300g of bitumen 180-200 grade were added to 700g of CR 0.5-2mm grain size, and then mixed at 300°C in a open reactor, according to the method described in WO1994014896. No mixing was possible due to prompt clogging of the blend, and CR sintering by surface devulcanization . Fumes emissions also indicates bitumen light fractions were leaving the mixture. The same amount of a pre-mix composition is prepared according to the present invention as described for Example 4 and then treated into a twin screw extruder at a temperature of 320°C with a residence time inside the barrel of 15 minutes. The resulting product was an homogeneous and smooth Modified CR fully compatible in MBPs .

Example 6 Comparative Example

The physical and mechanical properties of a classical MBP are compared with the same product obtained using the Modified CR. A Modified CR was prepared as described in Example 4 and using a CR/Bitumen ratio of 70/30. Percentages are by weight.

Compound A.

A bitumen/filler compound was prepared mixing 63% of 180- 200 Bitumen grade with 37% of Calcium Carbonate filler commonly used in MBPs production.

Compound B.

A similar bitumen/filler compound was prepared using the above cited Modified 70/30 CR to replace a portion of the bitumen, thus resulting in the following formulation: 18% Bitumen, 45% Modified CR, 37% Calcium Carbonate by weight Because the Modified CR contains 30% of Bitumen and 70% of CR, the above formulation by weight results in 31.5% Bitumen, 31.5% CR, 37% Calcium Carbonate.

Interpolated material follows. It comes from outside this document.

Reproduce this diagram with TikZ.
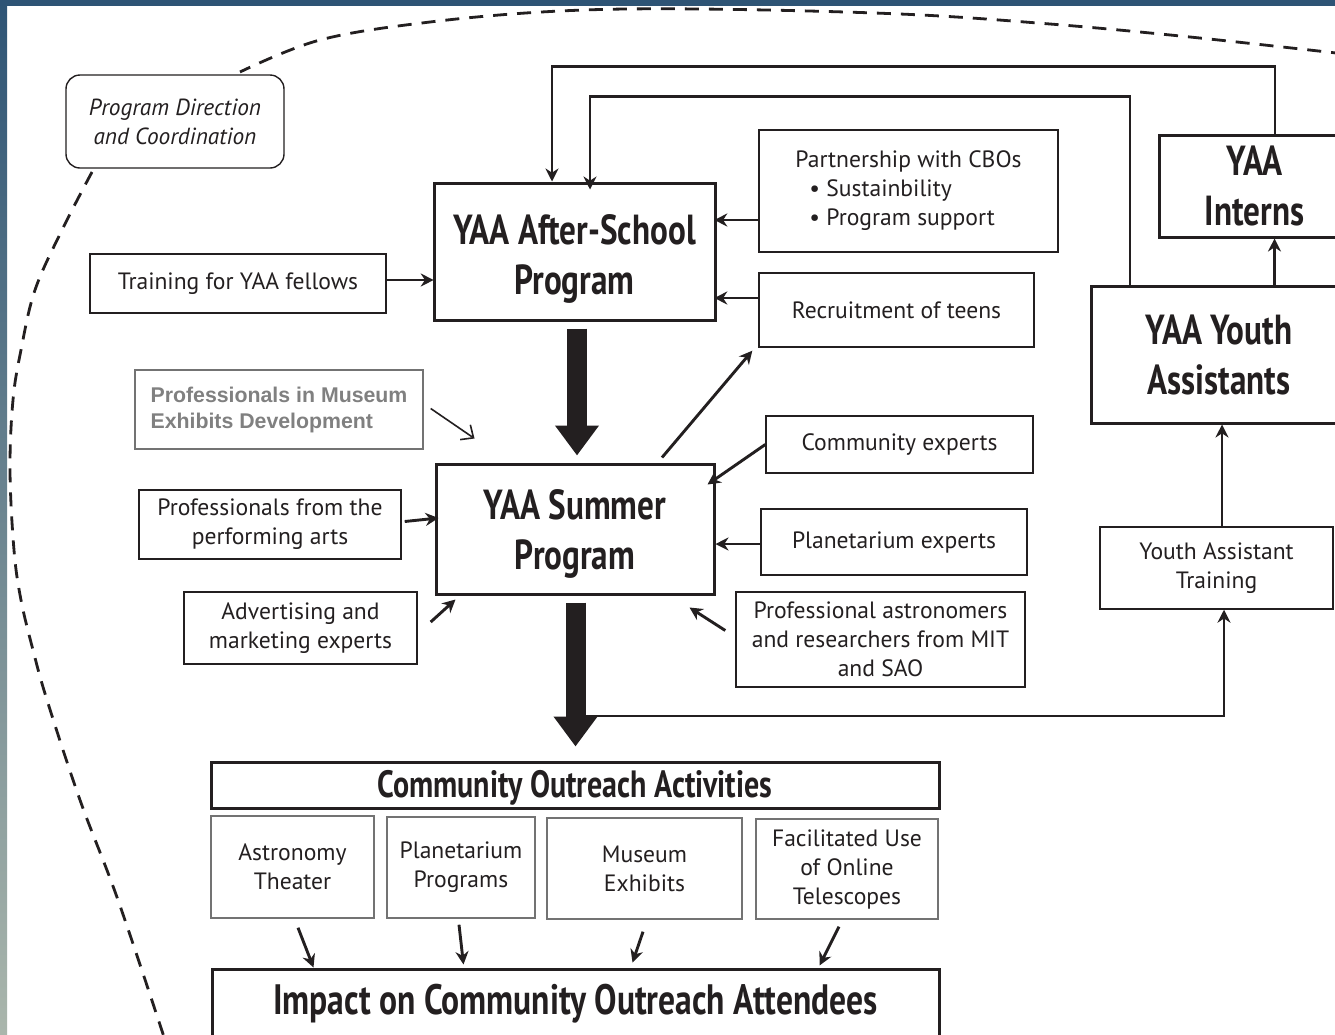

In this way the total amount of bitumen has been substituted with the 50% by weight of CR.

To both compound A and compound B 2.5% of Styrene Butadiene Styrene (SBS) elastomer, SBS 6306, provided by Versalis S.p.A. was added. The addition of the SBS 6306 was performed by 5 repeated additions of 0.5% per each, and at each addition physical and mechanical parameters of the two compounds was recorded and compared. The performed tests were: Ring and Ball test according to the ASTM D36 (Figure 6a) , and the viscosity measurement with the Brookfield type viscosimeter according to ASTM D2196 (Figure 6b) . Figure 6 reports the charts where is shown how the mechanical and physical performances are higher for the compound obtained with the use of the Modified CR then for the classical MBP compound. This example demonstrates the effectiveness of the Modified CR both as bitumen substitute, saving the 50% of the bitumen usage, and as modifier, increasing the physical and mechanical performances.

Example 7

A modified bituminous compound was prepared according to the present invention as described in the Example 6 for the Compound B using 1.5% of SBS 6306. A sample of MBP was prepared laying the compound upon a reinforced polyester spunbond typically used for waterproofing membrane production. A specimen was prepared according to the EN 11925-2 and the reaction to fire test was performed according to the same code. A further specimen was prepared according to the ENV 1187 code and tested to external fire exposure according to the same code. Based on the results of the above mentioned tests the product can be classified as Class E passing product and Broof (t2) passing product according to the EN 13501.

Example 8

A modified bituminous compound was prepared according to the present invention as described in the Example 6 for the Compound B using 1.5% of SBS 6306. A sample of MBP was prepared laying the compound upon a reinforced polyester spunbond typically used for waterproofing membrane production. The sample was prepared according to EN 13416 and artificial ageing by long term exposure to the combination of UV radiation, elevated temperature and water test was performed according to EN 1297. According to the test results, the product is complying with the requirements of EN 1297 for UV resistant flexible sheets for waterproofing.